I've used Polytek's Platsil Gel-10, which is ok for a fairly skinny body. I prefer a softer silicone, like Smooth-On's Ecoflex 00-30 to get more flexibility for facial movements though. Or if the body is a bit thicker. Since I had both, I found painting on the skin with the Gel-10, then filling with the softer Ecoflex, worked well. (They are compatible with each other - you can even mix the two brands.) Ecoflex is also a bit runnier so it pours more easily. That was helpful when filling a body mould through a thin neck opening with neck wire in the middle. Gel-10 clings to the sides of the mould better, though all the silicones I've used will slowly run down and pool in the bottom, so you can only paint on a really thin layer at a time and build up 3 or 4 layers.
I also have some Platsil Gel-00 which is softer than the 10, Says it's a 00-30 same as the Ecoflex, but haven't used it yet.
In the Shore A hardness scale, smaller numbers mean it is softer, so 10 is softer than 20 or 30, which are really only suitable for making moulds. So the 0 would be at the bottom of that scale. The 00-30 is a different scale, and I'm not sure whether the numbers go in the same direction, or in reverse like minus numbers, so 00-30 would be softer than 00-20. Either way, 00-30 is the softest I've used.
All the ones I've used are platinum cure silicones, and can be very fussy about what materials they come into contact with (especially sulphur), so I have to sculpt with Non-Sulphur Plasticine, and never cast latex in the plaster mould and then try to cast in silicone, the traces of silicone will stop it curing. But if you sculpt in Chavant NSP, Monster Clay, or Klean Klay or any other non-sulphur clay, you can make a mould in Ultracal or Hydrostone plaster, or in polyester resin fibreglass, and cast Platinum cure silicone in it.

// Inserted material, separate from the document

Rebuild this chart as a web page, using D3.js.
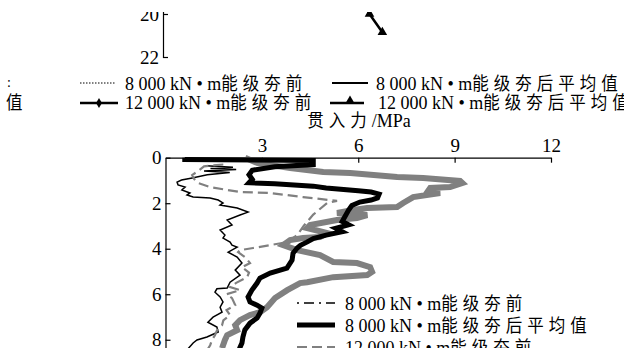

There are Tin Cure silicones that are soft enough for makeup FX and puppet making available in the US and the UK, but not where I live (Australia). So I haven't used any. The silicone bodies in Corpse Bride would have had to be tin cure, because they first cast in foam latex (for lightness), then trimmed it back and cast again in silicone over the top of the latex. With platinum cure, the silicone would have stayed runny forever from contact with the sulphur in the foam latex.
I'm using Platsil Gel 00, and have found this works very well for bodies, although it is not as runny as Gel 10. I used Gel 10 to make a head piece (full-size) for a theatre production of Frankenstein, and a single piece, 6mm thick, was used for over 40 performances! By the end it had stretched a little, but it shows how tough this stuff is.
Where I am still having issues is with eyebrow paddles, because even the Gel 00 bounces back too much. I have yet to try Nick's method, and am thinking of adding quite a lot of deadener to see how soft it can go. May just use 00 straight as the skin.